I also discovered a website called Meet-Up in my desperation and found a few gems and a bunch of rough stones there too. In the process, there were a lot of personalities I encountered. To be clear, this is not me judging these personality types, I want to meet people of all kind. Writers need fodder and inspiration. Getting that from your desktop and your dog is hard.
“I am going to write the greatest novel ever written.”
This is an actual quote upon my first meeting with this confident chap. Hey, it may well be true. And, you can’t help but love a guy with such belief in himself that he can make that statement without a shred of irony. I actually hope he does write the most excellent novel ever written. I will be in line for a signed copy and a wink wishing I had bet on that horse when he was in chapter one.
“I don’t write, but I want to.”
This was very common at many of the groups I went to. It is like fat-shaming a large person out running, but it looks more like walking. Dammit! They are trying to make something happen, and they don’t know how tough it is yet but good on them for having the dream and taking the first step, metaphorically or physically.
“I am not writing a memoir, but my kids want me to write down my stories, so I’m doing this to get them off my back.”
Two of the groups I attended were filled with people translating memoir to be memories. When the stories were read aloud, they were a mish-mash of words jumbled together to form an almost complete thought without an introduction to who uncle Jerome was and why he wasn’t wearing pants. Of the 15-minute read I wanted to hear about Uncle Jerome but it must have already been family folklore because it was not included. Instead, I heard about a tea set where everyone was, apparently, wearing pants. As my friend from the south would say, “Bless Your Heart.”
“Don’t ask me.”
This is my favourite person in the group. They come to writers’ groups and dutifully hear all that others have to say, and when asked what genre they write in or what they are working on the answer is, “I don’t want to talk about it.” Now I desperately want to know! Is it porn? Is he researching writers’ groups to write a book and doesn’t want to reveal his plan? Is he ghostwriting for Stephen King who is in a coma somewhere after a tragic writers’ block incident? Is now really the time to be picking off your nail polish? So. Many. Questions.
“I’m just writing for me, and I don’t want to share.”
That’s pretty awesome. So why did you come to a writers’ group where we all share? What am I missing?
“I like to hear myself talk. Can you hear me talking? Listen to my talking.”
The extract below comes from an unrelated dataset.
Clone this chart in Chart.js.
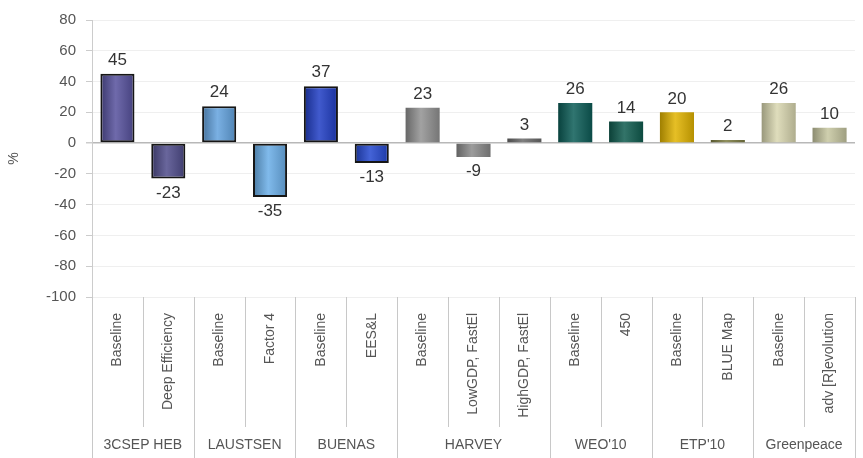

Given a prompt, they don’t write about it. Asked to read what they have written during our prompt-writing time and they don’t refer to their notes, or if they do refer to their notes, it is only briefly to say something to the effect of, “I didn’t have time to edit this.” I didn’t have time for a full edit either, but it wouldn’t be a writer’s group if we all just sat around telling stories. It would be a summer camp, and there would be s’mores.
“I have writing goals, but they are the equivalent of an email asking for more information about a toothbrush.”
“My goal is to write 150 words this week.” Let’s be clear, I’m glad you have a goal, and I hope you achieve it, but we might not be in the same line of work. I think in 1000 word chunks that have a beginning, middle and end (most of the time). I’d be hard-pressed to get a story across in 150 words. That is taking flash fiction to a whole new level. It has taken one hundred and thirty-seven words to describe your goal of writing 150 words. It is that simple. Although, it was Hemingway who wrote a full memoir in six words. “For Sale: baby shoes, never worn.” Maybe you are on to something there.
And this one is me. I haven’t found a writers’ group that serves beer. One did have tea, but no beer. I like beer.